───── Dataset section
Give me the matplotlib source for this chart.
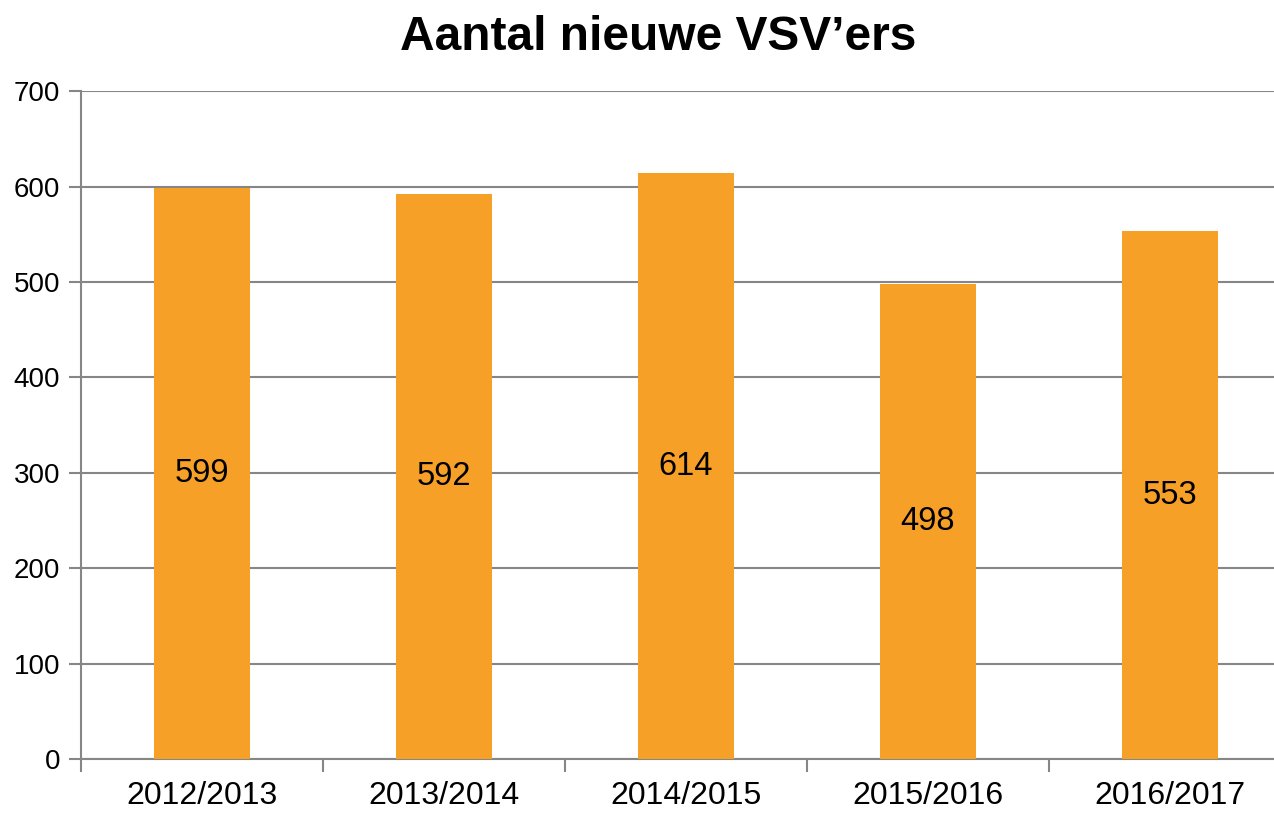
import matplotlib.pyplot as plt

# --- Données ---
years = ["2012/2013", "2013/2014", "2014/2015", "2015/2016", "2016/2017"]
new_vsv = [599, 592, 614, 498, 553]
y_ticks = [0, 100, 200, 300, 400, 500, 600, 700]

plt.rcParams["font.family"] = ["Liberation Sans", "DejaVu Sans"]

fig = plt.figure(figsize=(12.74, 8.14), dpi=100)
# l'axe dépasse à droite : la dernière catégorie est coupée comme dans l'original
ax = fig.add_axes([0.0636, 0.0676, 0.9497, 0.8204])

grid_col = "#868686"
bar_col = "#F7A028"

x = list(range(len(years)))
ax.bar(x, new_vsv, width=0.40, color=bar_col, zorder=3)

# Étiquettes au milieu des barres
for xi, v in zip(x, new_vsv):
    ax.text(xi, v / 2, str(v), ha="center", va="center", fontsize=23.5, zorder=4)

ax.set_xlim(-0.5, len(years) - 0.5)
ax.set_ylim(0, 700)
ax.set_yticks(y_ticks)
ax.yaxis.grid(True, color=grid_col, linewidth=1.5, zorder=0)

ax.set_xticks(x)
ax.set_xticklabels(years, fontsize=23)
ax.set_xticks([i - 0.5 for i in range(len(years))], minor=True)
ax.tick_params(axis="x", which="major", length=0, pad=16)
ax.tick_params(axis="x", which="minor", length=9, width=1.5, color=grid_col)
ax.tick_params(axis="y", length=9, width=1.5, color=grid_col, labelsize=20, pad=6)

for s in ["top", "right"]:
    ax.spines[s].set_visible(False)
for s in ["left", "bottom"]:
    ax.spines[s].set_color(grid_col)
    ax.spines[s].set_linewidth(1.5)

# titre centré sur la zone du graphique complet (non coupé)
fig.text(0.5165, 0.981, "Aantal nieuwe VSV’ers", fontsize=34.5, fontweight="bold",
         ha="center", va="top")

fig.savefig("out.png", dpi=100)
──────────
▶ To be done
Repeat the lines of the listing above verbatim, beginning at its first line and ending at the line containing "ax.text(xi, v /", which is included. Omit pictures.

▶ Task answer
Give me the matplotlib source for this chart.
import matplotlib.pyplot as plt

# --- Données ---
years = ["2012/2013", "2013/2014", "2014/2015", "2015/2016", "2016/2017"]
new_vsv = [599, 592, 614, 498, 553]
y_ticks = [0, 100, 200, 300, 400, 500, 600, 700]

plt.rcParams["font.family"] = ["Liberation Sans", "DejaVu Sans"]

fig = plt.figure(figsize=(12.74, 8.14), dpi=100)
# l'axe dépasse à droite : la dernière catégorie est coupée comme dans l'original
ax = fig.add_axes([0.0636, 0.0676, 0.9497, 0.8204])

grid_col = "#868686"
bar_col = "#F7A028"

x = list(range(len(years)))
ax.bar(x, new_vsv, width=0.40, color=bar_col, zorder=3)

# Étiquettes au milieu des barres
for xi, v in zip(x, new_vsv):
    ax.text(xi, v / 2, str(v), ha="center", va="center", fontsize=23.5, zorder=4)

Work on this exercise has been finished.